Historias de Cronopios y de Famas, by Julio Cortazar.
Gonzaga Manso is a director and photographer mainly focused on advertising and artistic work.
His work speaks about what he feels, what he dreams, what surrounds him. About that argument he had with a taxi driver, about the girl he met last summer, about getting lost and finding himself, about his dog and his little fixations. Telling stories and crafting characters is not only a passion, it is also a necessity.
Gonzaga Manso believes in hard work, planning and attention to detail. We break our backs building sets and shaping light to get THAT atmosphere, THAT colour. We have so much fun doing it.
He’s had the pleasure to work with clients like Pepsi, Movistar, Sony and Smart, and with agencies like DDB, McCann-Erickson, Contrapunto BBDO and TBWA. Some of these works have been awarded at important international festivals, others haven’t. As a director of photography, he has worked with such prestigious Spanish directors as Javier Fesser, Borja Cobeaga and Julio Medem.
Gonzaga also gives courses and lectures on light and photography. He’s given conferences in Lima, Buenos Aires, Venecia, Madrid, Panamá, Bogotá, Santiago de Chile…
Being able to turn your passion into your profession is a great privilege. He’s thankful to all his teammates and people who make it happen every day.
-How did you first become interested in photography?
I was a teenager completely in love, and I tried to capture that feeling using a camera. I failed.
-How would you describe your style of photography?
I would say I have a very cinematic approach. I love wide shots with several characters interacting. I feel really comfortable working in the studio, building sets and taking great care of the light and the atmosphere. But overall, for me it is essential to tell a story with the image, to capture an idea or a feeling.
-Is there a theme or concept that runs throughout all of your work?
I don’t think so.
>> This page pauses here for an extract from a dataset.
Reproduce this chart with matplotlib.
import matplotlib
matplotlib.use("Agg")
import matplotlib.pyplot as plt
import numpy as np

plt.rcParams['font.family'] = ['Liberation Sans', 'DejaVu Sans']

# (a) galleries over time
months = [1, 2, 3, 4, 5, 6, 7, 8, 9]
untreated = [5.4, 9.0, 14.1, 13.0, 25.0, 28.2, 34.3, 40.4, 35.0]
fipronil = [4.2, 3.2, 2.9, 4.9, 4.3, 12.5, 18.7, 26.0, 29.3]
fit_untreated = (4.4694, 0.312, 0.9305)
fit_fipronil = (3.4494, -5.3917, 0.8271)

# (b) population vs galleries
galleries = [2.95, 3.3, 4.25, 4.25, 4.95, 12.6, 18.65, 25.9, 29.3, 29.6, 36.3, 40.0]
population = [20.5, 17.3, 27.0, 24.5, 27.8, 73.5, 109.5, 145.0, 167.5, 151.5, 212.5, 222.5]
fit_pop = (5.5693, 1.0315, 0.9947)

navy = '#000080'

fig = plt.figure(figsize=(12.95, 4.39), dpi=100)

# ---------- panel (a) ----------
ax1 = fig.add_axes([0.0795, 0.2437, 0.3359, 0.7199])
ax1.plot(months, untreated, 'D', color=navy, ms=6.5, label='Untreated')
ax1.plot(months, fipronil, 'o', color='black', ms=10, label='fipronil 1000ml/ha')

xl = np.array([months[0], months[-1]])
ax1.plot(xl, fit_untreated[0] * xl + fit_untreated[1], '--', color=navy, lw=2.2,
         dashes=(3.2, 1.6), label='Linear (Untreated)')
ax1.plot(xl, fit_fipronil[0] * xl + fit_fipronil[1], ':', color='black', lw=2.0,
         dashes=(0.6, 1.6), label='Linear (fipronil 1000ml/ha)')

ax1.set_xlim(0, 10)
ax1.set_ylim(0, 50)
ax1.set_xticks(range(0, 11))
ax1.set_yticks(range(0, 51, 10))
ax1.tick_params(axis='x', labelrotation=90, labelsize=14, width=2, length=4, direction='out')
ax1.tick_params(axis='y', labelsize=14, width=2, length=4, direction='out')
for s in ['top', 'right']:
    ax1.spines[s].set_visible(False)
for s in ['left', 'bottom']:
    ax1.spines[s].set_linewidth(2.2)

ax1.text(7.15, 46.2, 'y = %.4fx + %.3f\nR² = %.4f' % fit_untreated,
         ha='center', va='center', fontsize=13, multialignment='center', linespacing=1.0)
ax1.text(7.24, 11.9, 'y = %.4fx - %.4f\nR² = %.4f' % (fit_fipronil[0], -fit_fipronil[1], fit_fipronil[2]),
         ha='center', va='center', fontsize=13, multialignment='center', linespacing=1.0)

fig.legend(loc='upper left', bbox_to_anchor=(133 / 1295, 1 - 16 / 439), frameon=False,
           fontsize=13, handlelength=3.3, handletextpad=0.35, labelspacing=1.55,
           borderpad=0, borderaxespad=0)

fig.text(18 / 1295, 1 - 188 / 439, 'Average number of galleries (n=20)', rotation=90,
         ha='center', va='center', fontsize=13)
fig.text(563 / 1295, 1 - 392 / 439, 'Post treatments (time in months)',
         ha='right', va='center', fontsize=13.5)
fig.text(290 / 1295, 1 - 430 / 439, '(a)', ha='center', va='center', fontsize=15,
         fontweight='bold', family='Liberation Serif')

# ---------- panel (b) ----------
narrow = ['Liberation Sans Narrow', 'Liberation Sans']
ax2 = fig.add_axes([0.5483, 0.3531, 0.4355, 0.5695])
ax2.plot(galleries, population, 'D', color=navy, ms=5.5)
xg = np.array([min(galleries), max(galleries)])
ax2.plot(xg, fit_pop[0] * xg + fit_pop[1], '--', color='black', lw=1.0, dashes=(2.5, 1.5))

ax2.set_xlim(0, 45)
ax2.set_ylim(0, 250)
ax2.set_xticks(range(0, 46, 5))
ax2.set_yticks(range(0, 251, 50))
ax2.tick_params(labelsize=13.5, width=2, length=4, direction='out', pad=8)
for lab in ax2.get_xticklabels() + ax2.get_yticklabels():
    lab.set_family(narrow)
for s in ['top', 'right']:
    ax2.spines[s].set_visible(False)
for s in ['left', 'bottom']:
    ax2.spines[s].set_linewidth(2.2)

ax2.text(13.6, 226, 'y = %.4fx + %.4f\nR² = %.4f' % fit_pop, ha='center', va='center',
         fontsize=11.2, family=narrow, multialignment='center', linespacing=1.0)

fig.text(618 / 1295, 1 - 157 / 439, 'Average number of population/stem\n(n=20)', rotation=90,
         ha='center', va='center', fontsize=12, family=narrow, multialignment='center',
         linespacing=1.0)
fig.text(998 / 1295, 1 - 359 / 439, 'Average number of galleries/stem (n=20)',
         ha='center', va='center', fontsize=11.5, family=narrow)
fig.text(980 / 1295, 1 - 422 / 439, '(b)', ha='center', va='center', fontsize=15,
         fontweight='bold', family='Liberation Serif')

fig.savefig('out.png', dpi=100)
Ideas evolve and change over time, each project is different.
-What is your typical camera setup on a shoot?
It depends on the project. I shoot a lot with a Canon 5D SR, but I love medium format, Hasselblad or Phase One. From time to time, I shoot on film with my 500 C/M.
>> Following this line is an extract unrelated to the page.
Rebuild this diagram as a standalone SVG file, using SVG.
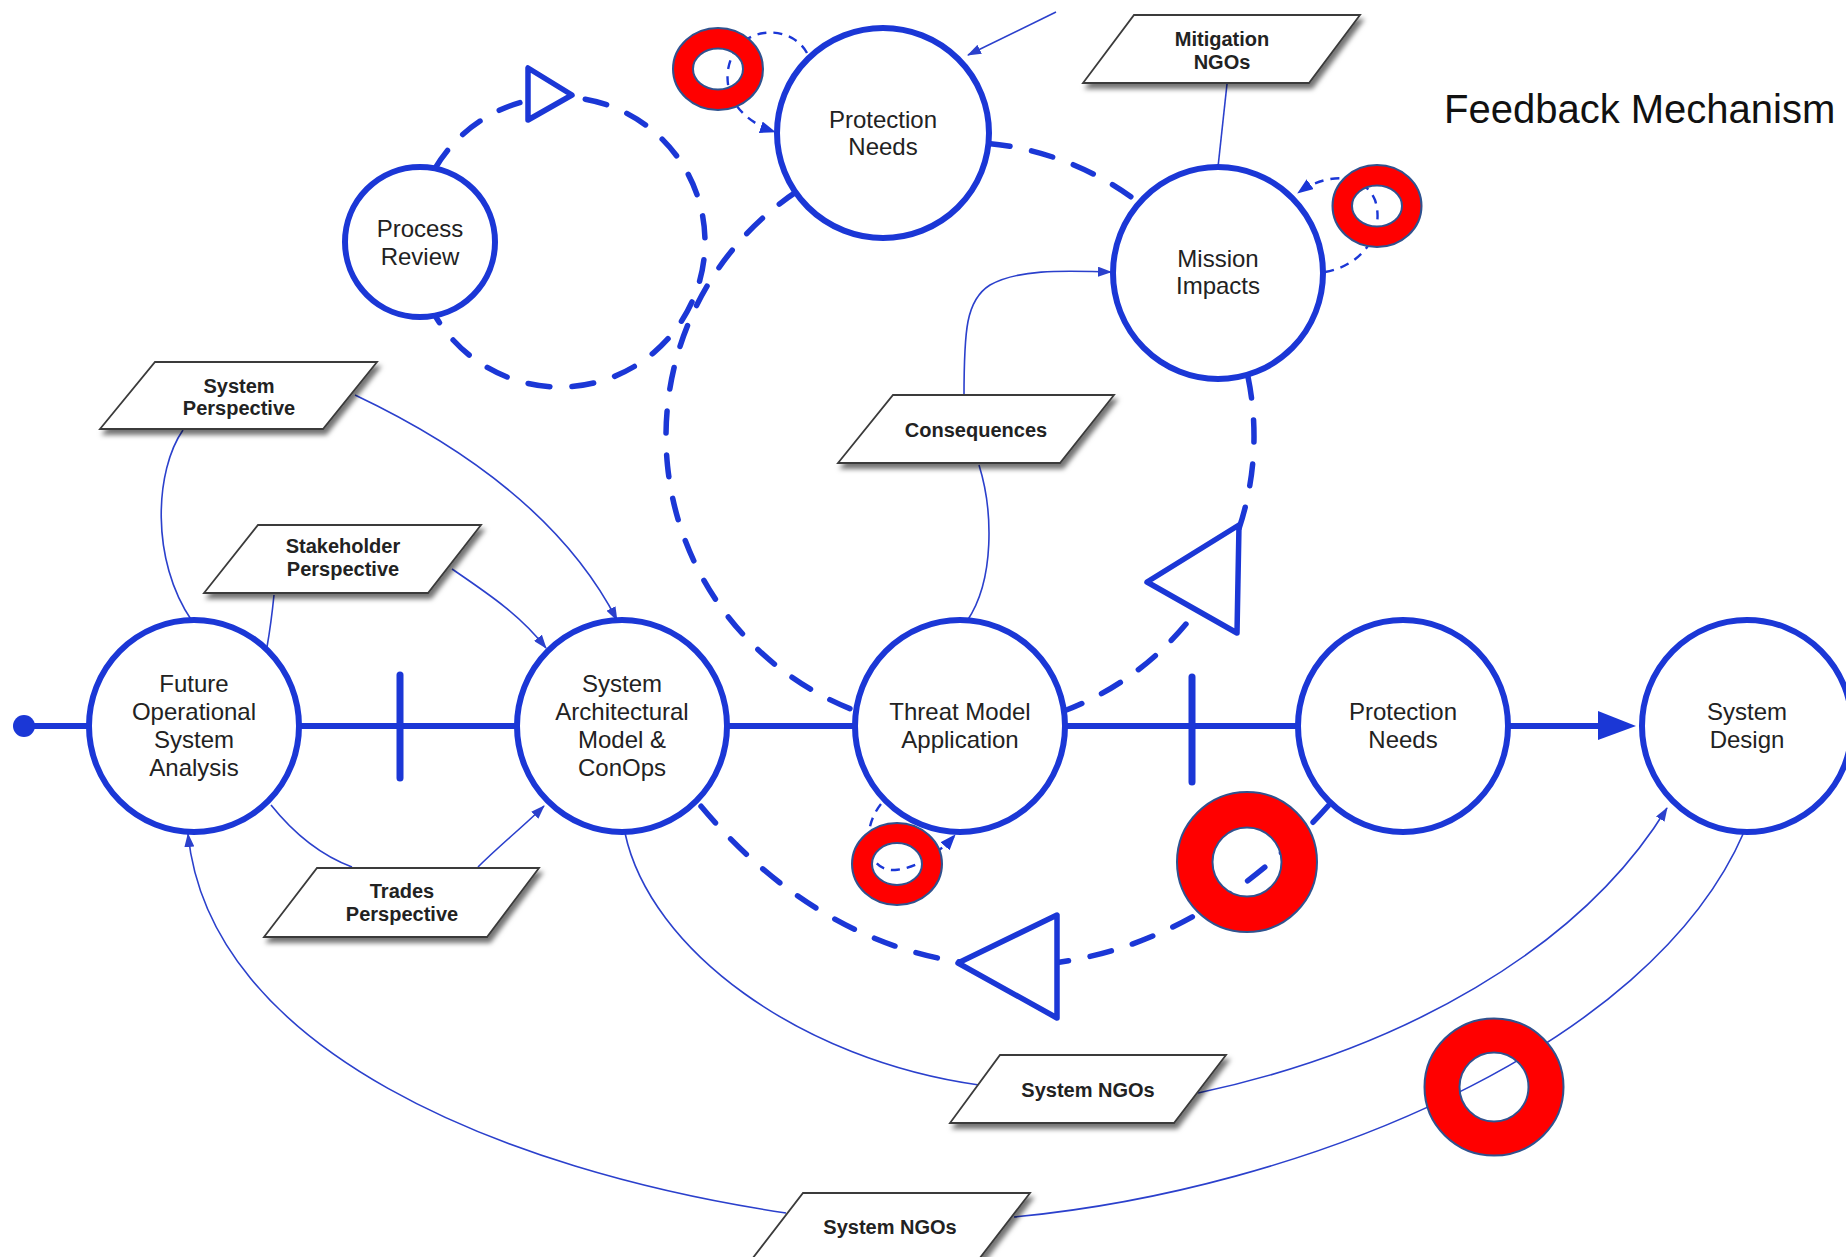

-You also work with moving image. How does working with this medium differ from your photography?
For me it is almost the same process. When I’m shooting a picture, I prepare everything exactly as if I were going to shoot a film. I do not rely on post-production to correct things later, I like to have everything happening in front of my lens.
Being honest, I think shooting films is way more demanding than shooting pictures. But also sometimes it is complicated to condense a story in just one frame. Both mediums have their charms and difficulties.
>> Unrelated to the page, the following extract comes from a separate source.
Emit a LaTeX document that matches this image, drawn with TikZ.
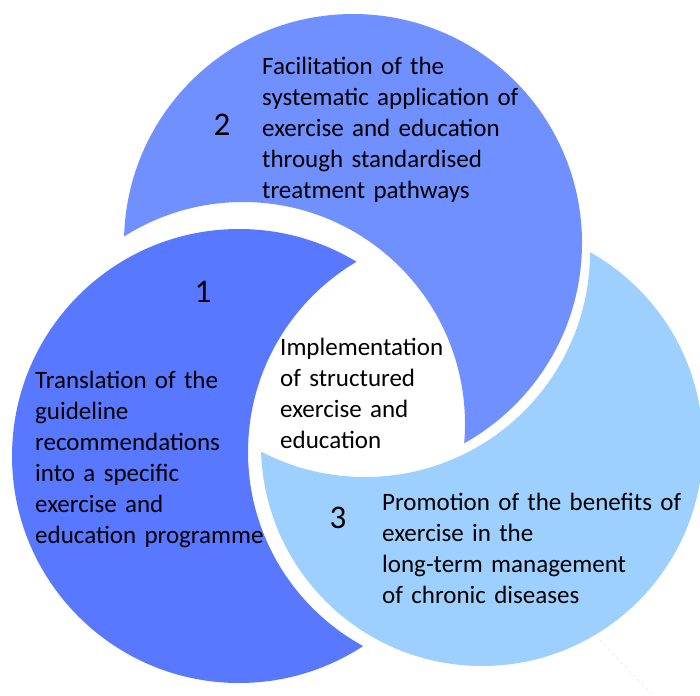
\documentclass[tikz,border=0pt]{standalone}
\usepackage{fontspec}
\setmainfont{Carlito}
\definecolor{cone}{RGB}{88,120,255}
\definecolor{ctwo}{RGB}{112,144,255}
\definecolor{cthree}{RGB}{157,208,255}
\begin{document}
\begin{tikzpicture}[x=1pt,y=-1pt,
  txt/.style={anchor=base west, inner sep=0pt, text width=#1, align=left, font=\fontsize{25}{31}\selectfont},
  num/.style={inner sep=0pt, font=\fontsize{33}{33}\selectfont}]
\useasboundingbox (0,0) rectangle (700,695);
% crescent 2 (top)
\begin{scope}
  \clip (353,243) circle (229pt);
  \fill[ctwo, even odd rule] (-10,-10) rectangle (710,705) (243,424) circle (222pt);
\end{scope}
% crescent 1 (left)
\begin{scope}
  \clip (239,456) circle (227pt);
  \fill[cone, even odd rule] (-10,-10) rectangle (710,705) (469,452) circle (221pt);
\end{scope}
% crescent 3 (right)
\begin{scope}
  \clip (482,445) circle (221pt);
  \fill[cthree, even odd rule] (-10,-10) rectangle (710,705) (365,252) circle (225pt);
\end{scope}
% faint scan mark
\draw[gray!25, thin, dashed] (600,640) -- (652,695);
% numbers
\node[num] (n2) at (222,125) {2};
\node[num] (n1) at (203,292) {1};
\node[num] (n3) at (338,518) {3};
% texts
\node[txt=340pt] (t2) at (262,75) {Facilitation of the\\systematic application of\\exercise and education\\through standardised\\treatment pathways};
\node[txt=340pt] (t1) at (35,388) {Translation of the\\guideline\\recommendations\\into a specific\\exercise and\\education programme};
\node[txt=240pt] (tc) at (280,355) {Implementation\\of structured\\exercise and\\education};
\node[txt=340pt] (t3) at (382,510) {Promotion of the benefits of\\exercise in the\\long-term management\\of chronic diseases};
\end{tikzpicture}
\end{document}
-What is your approach to pre-production like?
I’m a big pre-production fan. I love to control everything in my photographs, actually I’m a bit of a control freak. I think pre-production is a key step in the creation process. If you pre-produce well, then the shooting is going to be a piece of cake.
-You also teach and lecture about photography, how has this influenced your own way of shooing?
It made me analyse my workflow and be very conscious of who I am and what I do. Also, it’s a big motivation for me, it’s great to have people interested in my work.
-How do you promote your work?
Paco Ponce de León is a great producer, he manages all the promotion and contacts with clients and agencies. We also have agents getting projects for us.
-What is your post-production workflow like?
For me post-production is like the icing on the cake. If you did well during the creation process, in post-production all you just have to do is reinforce and empower the feeling of the image. But you can’t change the flavour of the whole cake.
I work on Capture One and Photoshop, and I usually spend a long time in this phase. Not because I do a lot of things, but because I want to take my time and be sure of the final look.
-What is your dream project?
Right now, direct a feature length film.
-What is your biggest resource in relation to technical knowledge and how long did it take you to master your technique?
Camera technique is really easy, you can learn how to properly use a camera in just one day. Lighting technique is far more complicated and more subtle. I consider light as the main tool of a photographer, and you’ll never stop learning about it.
I’m self-taught, I learnt how to use light by using it; Trial and error. I think that is the best way to understand how light works. Also, observation is a very important part of the learning process. We are surrounded by light every day of our lives, if we pay attention we can learn a lot about it. Films and paintings are also a big resource of knowledge.
-What was the best career advice you were ever given?
Don’t try to be someone else, be yourself and do what you like. Then, work your ass off.